JuliaAI / MLJText.jl

A an MLJ extension for accessing models and tools related to text analysis
MIT License
11 stars 1 forks source link

Accessing elements in data structure produced by `CountTransformer` is quite slow #29

Open roland-KA opened 5 months ago

roland-KA commented 5 months ago

I've used the CountTransformer to produce a word frequency matrix as follows:

CountTransformer = @load CountTransformer pkg=MLJText
trans_machine = machine(CountTransformer(), doc_list)
fit!(trans_machine)
X1 = transform(trans_machine, doc_list)

Then a function word_count has been applied to X1 (it aggregates the numbers in X1 for doing Naive Bayes; i.e. each element of X1 is accessed once).

This takes about 245 seconds (on a M1 iMac); the size of X1 is (33716, 159093).

If I produce the word frequency matrix using TextAnalysis directly as follows:

crps = Corpus(TokenDocument.(doc_list))
update_lexicon!(crps)
m = DocumentTermMatrix(crps)
X2 =  dtm(m)

... then word_count runs in about 16.7 sec on matrix X2. So accessing the elements of X1 is almost 15 times slower than to X2.

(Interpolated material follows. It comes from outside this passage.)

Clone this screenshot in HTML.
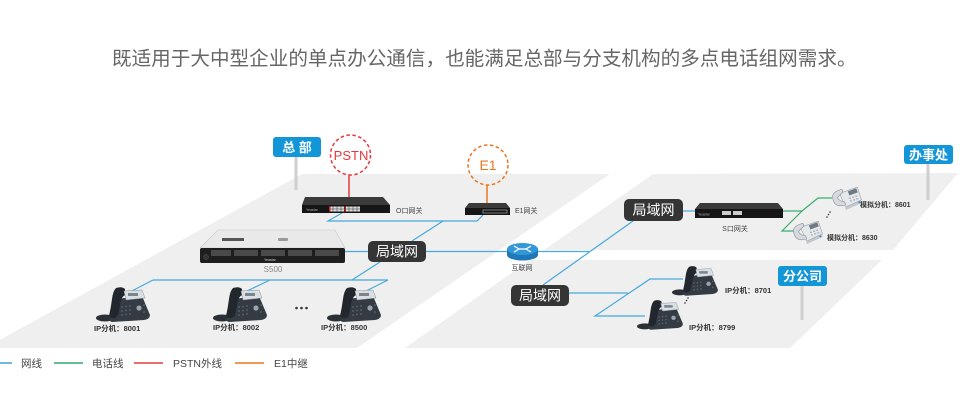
<!DOCTYPE html>
<html><head><meta charset="utf-8"><style>
html,body{margin:0;padding:0;background:#fff;}
svg{display:block;}
text{font-family:"Liberation Sans","Noto Sans CJK SC",sans-serif;}
</style></head><body>
<svg width="960" height="407" viewBox="0 0 960 407" xmlns="http://www.w3.org/2000/svg">
<defs>
  <g id="ipphone">
    <ellipse cx="9" cy="31" rx="9" ry="3.5" fill="#2b3036"/>
    <path d="M20,12 L46,9 L54,28 Q54,32 48,33 L16,35 Q12,34 14,30 Z" fill="#343b43"/>
    <path d="M20,1 Q26,-1 29,2 L29,8 Q25,10 24,18 L22,28 Q20,32 15,31 L13,29 Q15,20 16,12 Q17,4 20,1 Z" fill="#22272d"/>
    <polygon points="28,4 46,3 49,11 30,13" fill="#d9dfe3" stroke="#8a9096" stroke-width="0.5"/>
    <rect x="32" y="6" width="10" height="3" fill="#7b858e"/>
    <circle cx="43" cy="21" r="2.6" fill="#9aa3ab"/>
    <g fill="#5d666f">
      <circle cx="26" cy="20" r="0.9"/><circle cx="30" cy="19.5" r="0.9"/><circle cx="34" cy="19" r="0.9"/>
      <circle cx="26" cy="24" r="0.9"/><circle cx="30" cy="23.5" r="0.9"/><circle cx="34" cy="23" r="0.9"/>
      <circle cx="26" cy="28" r="0.9"/><circle cx="30" cy="27.5" r="0.9"/><circle cx="34" cy="27" r="0.9"/>
      <circle cx="48" cy="25" r="0.9"/><circle cx="48" cy="18" r="0.9"/>
    </g>
  </g>
  <g id="anaphone">
    <path d="M14,22 L29,15 L29,18 L14,25 Z" fill="#c3c8cd"/>
    <path d="M8,9 L25,3 L29,15 L14,22 Z" fill="#e6e9ec" stroke="#9aa2aa" stroke-width="0.6"/>
    <polygon points="16,7 24,4 25.5,8 17.5,11" fill="#707a83"/>
    <g fill="#a9b0b7">
      <rect x="17" y="13" width="2" height="1.2"/><rect x="20" y="12" width="2" height="1.2"/><rect x="23" y="11" width="2" height="1.2"/>
      <rect x="18" y="15.5" width="2" height="1.2"/><rect x="21" y="14.5" width="2" height="1.2"/><rect x="24" y="13.5" width="2" height="1.2"/>
    </g>
    <path d="M2,15 Q0,10 5,7 L10,5 Q13,7 9,10 L6,13 Q9,17 13,17 L14,20 Q4,23 2,15 Z" fill="#d6dade" stroke="#8a929a" stroke-width="0.6"/>
    <circle cx="27" cy="17.5" r="0.9" fill="#2b7fd0"/>
  </g>
</defs>

<text x="112" y="65" font-size="19.6" fill="#666">既适用于大中型企业的单点办公通信，也能满足总部与分支机构的多点电话组网需求。</text>

<polygon points="302,174 610,174 357,348 -15,348" fill="#efefef"/>
<polygon points="653,174 958,173 893,250 544,250" fill="#efefef"/>
<polygon points="530,260 882,260 790,348 405,348" fill="#efefef"/>

<line x1="296" y1="157" x2="296" y2="190" stroke="#cfcfcf" stroke-width="3"/>
<line x1="928" y1="164" x2="928" y2="200" stroke="#cfcfcf" stroke-width="3"/>
<line x1="802" y1="286" x2="802" y2="320" stroke="#cfcfcf" stroke-width="3"/>

<rect x="273" y="137" width="48" height="20" rx="3" fill="#1296d8"/>
<text x="297" y="152" font-size="13" font-weight="bold" fill="#fff" text-anchor="middle">总 部</text>
<rect x="904" y="145" width="49" height="19" rx="3" fill="#1296d8"/>
<text x="928.5" y="159.5" font-size="13" font-weight="bold" fill="#fff" text-anchor="middle">办事处</text>
<rect x="778" y="266" width="49" height="20" rx="3" fill="#1296d8"/>
<text x="802.5" y="281" font-size="13" font-weight="bold" fill="#fff" text-anchor="middle">分公司</text>

<g stroke="#45a9de" stroke-width="1.2" fill="none">
  <polyline points="342,213 328,221 477,221 483,215"/>
  <line x1="443" y1="221" x2="412" y2="241"/>
  <line x1="345" y1="251.5" x2="368" y2="251.5"/>
  <line x1="426" y1="251.5" x2="589" y2="251.5"/>
  <line x1="543" y1="285" x2="633" y2="221"/>
  <line x1="683" y1="211" x2="695" y2="211"/>
  <line x1="380" y1="262" x2="352" y2="280"/>
  <line x1="153" y1="280" x2="388" y2="280"/>
  <line x1="153" y1="280" x2="128" y2="293"/>
  <line x1="270" y1="280" x2="243" y2="293"/>
  <line x1="388" y1="280" x2="362" y2="293"/>
  <line x1="569" y1="293" x2="628" y2="293"/>
  <polyline points="683,279 650,279 595,316 645,316"/>
</g>
<g stroke="#3aae6e" stroke-width="1.2" fill="none">
  <polyline points="783,211 802,211 818,198 832,198"/>
  <polyline points="802,211 782,231 795,231"/>
</g>

<circle cx="350.5" cy="155" r="20" fill="none" stroke="#e8383d" stroke-width="1.5" stroke-dasharray="3.5,2.5"/>
<text x="351" y="160" font-size="13" fill="#e8383d" text-anchor="middle">PSTN</text>
<line x1="349" y1="175" x2="349" y2="198" stroke="#e8383d" stroke-width="1.5"/>
<circle cx="488" cy="165" r="20" fill="none" stroke="#e87722" stroke-width="1.5" stroke-dasharray="3.5,2.5"/>
<text x="488" y="170" font-size="14" fill="#e87722" text-anchor="middle">E1</text>
<line x1="487" y1="185" x2="487" y2="203" stroke="#e87722" stroke-width="1.5"/>

<polygon points="305,197 383,197 390,205 302,205" fill="#3b3b3b"/>
<rect x="302" y="205" width="88" height="8" fill="#161616"/>
<text x="306" y="211" font-size="3.5" fill="#aaa">Yeastar</text>
<rect x="330" y="206.5" width="14" height="5" fill="#ddd"/>
<rect x="346" y="206.5" width="14" height="5" fill="#ddd"/>
<rect x="329" y="206.5" width="1.5" height="5" fill="#d22"/>
<rect x="344.5" y="206.5" width="1.5" height="5" fill="#d22"/>
<g stroke="#333" stroke-width="0.5"><line x1="333" y1="206.5" x2="333" y2="211.5"/><line x1="337" y1="206.5" x2="337" y2="211.5"/><line x1="341" y1="206.5" x2="341" y2="211.5"/><line x1="349" y1="206.5" x2="349" y2="211.5"/><line x1="353" y1="206.5" x2="353" y2="211.5"/><line x1="357" y1="206.5" x2="357" y2="211.5"/><line x1="330" y1="209" x2="360" y2="209"/></g>
<text x="396" y="213" font-size="7" fill="#444">O口网关</text>

<polygon points="469,203 506,203 510,208 465,208" fill="#3b3b3b"/>
<rect x="465" y="208" width="45" height="7" fill="#161616"/>
<rect x="483" y="210" width="24" height="3" fill="none" stroke="#bbb" stroke-width="0.6"/>
<text x="515" y="213" font-size="7" fill="#444">E1网关</text>

<polygon points="218,230 335,230 345,248 200,248" fill="#e9e9e9" stroke="#c8c8c8" stroke-width="0.6"/>
<rect x="222" y="238" width="22" height="3" fill="#555"/>
<rect x="278" y="238" width="10" height="3" rx="1" fill="#999"/>
<rect x="200" y="248" width="145" height="15" rx="2" fill="#1e1e1e"/>
<g fill="#4a4a4a">
  <rect x="211" y="250" width="20" height="6"/><rect x="234" y="250" width="24" height="6"/><rect x="261" y="250" width="24" height="6"/><rect x="288" y="250" width="24" height="6"/><rect x="315" y="250" width="24" height="6"/>
</g>
<circle cx="206" cy="257" r="2.5" fill="#333" stroke="#555" stroke-width="0.5"/>
<text x="264" y="261" font-size="3.5" fill="#ccc">Yeastar</text>
<text x="273" y="272" font-size="8" fill="#888" text-anchor="middle">S500</text>

<polygon points="700,203 778,203 783,209 695,209" fill="#3b3b3b"/>
<rect x="695" y="209" width="88" height="9" fill="#161616"/>
<text x="698" y="215.5" font-size="3.5" fill="#aaa">Yeastar</text>
<rect x="722" y="211" width="9" height="4" fill="#ccc"/>
<rect x="733" y="211" width="9" height="4" fill="#ccc"/>
<text x="735" y="231" font-size="7" fill="#444" text-anchor="middle">S口网关</text>

<rect x="507" y="249" width="31" height="6" fill="#1f78b8"/>
<ellipse cx="522.5" cy="255" rx="15.5" ry="5.5" fill="#1f78b8"/>
<ellipse cx="522.5" cy="249" rx="15.5" ry="6" fill="#3398d8"/>
<g stroke="#fff" stroke-width="1.3" fill="none">
  <path d="M514,246 L519,249 M531,246 L526,249 M514,252 L519,249 M531,252 L526,249"/>
  <path d="M519,249 L526,249"/>
</g>
<text x="522" y="270" font-size="7" fill="#444" text-anchor="middle">互联网</text>

<rect x="368" y="241" width="58" height="21" rx="5" fill="#353535"/>
<text x="397" y="256.5" font-size="14" fill="#fff" text-anchor="middle">局域网</text>
<rect x="624" y="199" width="59" height="22" rx="5" fill="#353535"/>
<text x="653.5" y="215" font-size="14" fill="#fff" text-anchor="middle">局域网</text>
<rect x="511" y="285" width="58" height="21" rx="5" fill="#353535"/>
<text x="540" y="300.5" font-size="14" fill="#fff" text-anchor="middle">局域网</text>

<use href="#ipphone" transform="translate(96,287)"/>
<use href="#ipphone" transform="translate(213,287)"/>
<use href="#ipphone" transform="translate(327,287)"/>
<g fill="#333"><circle cx="296.5" cy="308" r="1.3"/><circle cx="301.5" cy="308" r="1.3"/><circle cx="306.5" cy="308" r="1.3"/></g>
<text x="94" y="331" font-size="7.5" font-weight="bold" fill="#333">IP分机：8001</text>
<text x="213" y="330" font-size="7.5" font-weight="bold" fill="#333">IP分机：8002</text>
<text x="321" y="330" font-size="7.5" font-weight="bold" fill="#333">IP分机：8500</text>

<use href="#ipphone" transform="translate(672,266) scale(0.85)"/>
<use href="#ipphone" transform="translate(637,300) scale(0.85)"/>
<g fill="#333"><circle cx="688" cy="298" r="0.8"/><circle cx="686.5" cy="300.5" r="0.8"/><circle cx="685" cy="303" r="0.8"/></g>
<text x="725" y="293" font-size="7.5" font-weight="bold" fill="#333">IP分机：8701</text>
<text x="689" y="330" font-size="7.5" font-weight="bold" fill="#333">IP分机：8799</text>

<use href="#anaphone" transform="translate(831,184) scale(1.05)"/>
<use href="#anaphone" transform="translate(792,218) scale(1.05)"/>
<g fill="#333"><circle cx="830" cy="212" r="0.8"/><circle cx="828.5" cy="214.5" r="0.8"/><circle cx="827" cy="217" r="0.8"/></g>
<text x="860" y="207" font-size="7" font-weight="bold" fill="#333">模拟分机：8601</text>
<text x="827" y="240" font-size="7" font-weight="bold" fill="#333">模拟分机：8630</text>

<g stroke-width="1.6">
  <line x1="0" y1="363" x2="12" y2="363" stroke="#45a9de"/>
  <line x1="54" y1="363" x2="83" y2="363" stroke="#2fa866"/>
  <line x1="134" y1="363" x2="163" y2="363" stroke="#e8383d"/>
  <line x1="235" y1="363" x2="264" y2="363" stroke="#e87722"/>
</g>
<g font-size="10.5" fill="#444">
  <text x="21" y="367">网线</text>
  <text x="92" y="367">电话线</text>
  <text x="173" y="367">PSTN外线</text>
  <text x="274" y="367">E1中继</text>
</g>
</svg>
</body></html>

The difference between the two is, that X2 is a "pure" SparseMatrix whereas X1 is of type LinearAlgebra.Adjoint{Int64, SparseMatrixCSC{Int64, Int64}}. I didn't find any information on how this data structure is represented in Julia.

Therefore I have a few questions:

With these findings, it is of course not recommendable to use CountTransformer for this purpose ... or did I miss something?

ablaom commented 4 months ago

I've tried to extract the "pure" SparseMatrix from X1 using X3 = X1[1:end, 1:end]. But this takes almost 364 sec. Is there a faster way to get it?

The adjoint is just the conjugate-transpose as a view. So applying it twice returns the original, unwrapped, matrix (in this case sparse). So, what if you take the adjoint of X1 (adjoint(X1) or X1') and access it with rows and column indices reversed?

roland-KA commented 4 months ago

Ah thanks, that's a good idea! I've tried it and it is indeed faster. Instead of 245 sec. the word_count finishes within 43 sec. But it is still slower than using the SparseMatrix produced by TextAnalysis (16.7 sec).

What is the reason for producing an adjoint in CountTransformer? Was the CountTransformer easier to implement or are there any applications which prefer this structure for further processing?

ablaom commented 3 months ago

The reason for the adjoint is because it is lazy but we need to observe MLJ's convention that observations are rows. Given that adjoint is lazy, I admit to being puzzled as to why you're still seeing such a slowdown and agree it would be good to understand why.

roland-KA commented 3 months ago

Well, being lazy is perhaps a big part of the explanation. word_count accesses all elements of the matrix. So this is the worst use case of a lazy evaluation.